Don't forget to enjoy your garden they said

I’ve taken to taking my lunch outdoors - good for some sunshine, the vitamin D and a break from working at the computer but I don’t know if it’s a rest! The view of the manure sacks, the brambles, sticky weed and dandelions don’t give my jobs list a nice warm fuzzy feeling. I do have a  ‘wildflower’ patch - once laid down as a chamomile lawn where now clover, buttercup are allowed to gain foothold - and for the last two years a self sown spotted orchid. it’s the rest of the garden that spooks me when everything is growing so fast. No sooner than I have weeded one area when the other unweeded areas beckon - it’s like painting the Forth Road Bridge - never ending and never clear. 


This year I’d decided to buy in some compost and take out  the pernicious weeds - couch grass, buttercup and dandelion and cover with a mulch layer. Being a bit of a procrastinator when buying items online it wasn’t until the start of lockdown I decided I needed to get a move on and order. Next delivery slot 2 weeks time on 14th April. I could manage that. Delivery day came - my brother in law had his delivery. Mine did not come either that day or the next. Several days later I emailed. 5 days after that I had a reply. Your delivery now due on 23rd April. Let’s hope it comes today. I can sympathise both with the company and with the grower in these unprecedented times a bit of patience becomes us. As a company we too are doing our best to fulfil your orders and for most part despite the warm spring our plants will do fine.


Take time to enjoy my garden?  Well when I do look up - the Exochorda macrantha is looking stunning and brings more delight as it reflects the house light in the evening, yellow spikes of scented shrubby mahonia are out, the lilac next door, cherry blossom both flowering and fruiting are now out. The last of the stately magnolias - which keep on giving and odd one here and there over the next few months. Early fronds of the wisteria, paeony buds filling out, strawberries starting to flower, clematis buds on the ready up the trellis.
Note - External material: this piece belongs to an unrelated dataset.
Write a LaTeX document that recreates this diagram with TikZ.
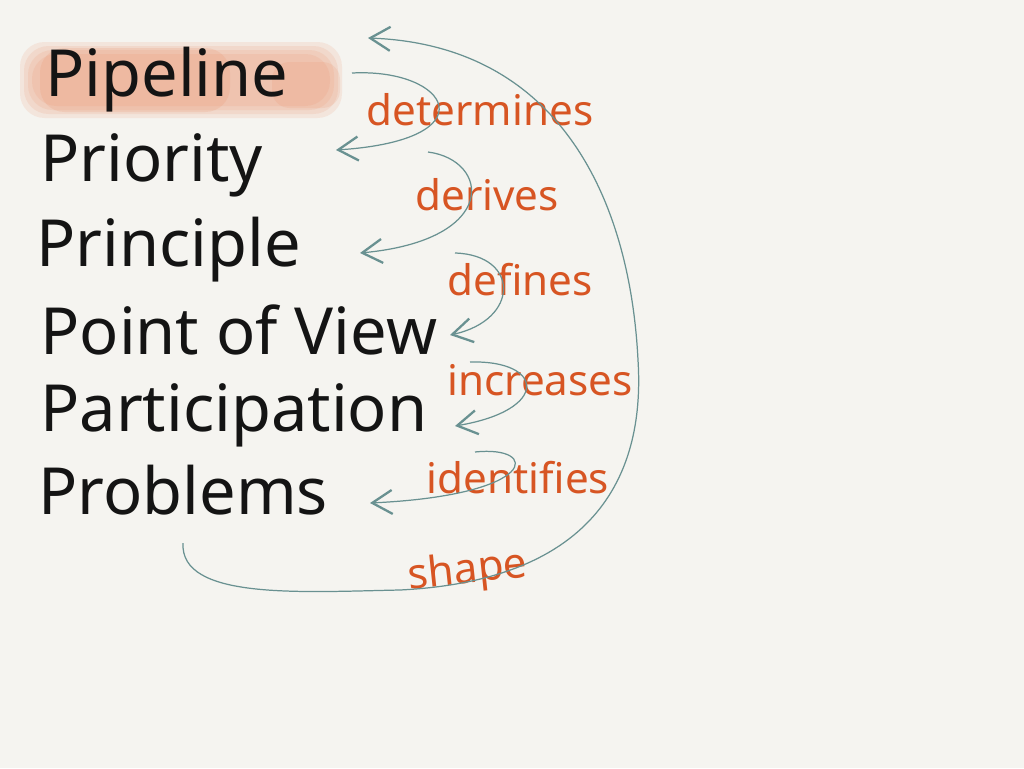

The lupins and hollyhocks have survived the winter - sown last year they have yet to bloom. A new cistus/rock rose now definitely established and sending up flower shoots. The rhubarb and hostas that I split at the back end of last year now all doing their stuff.


Sometimes it is surprising when you start to do a list of the good things that can get overlooked, as to how much there is to appreciate.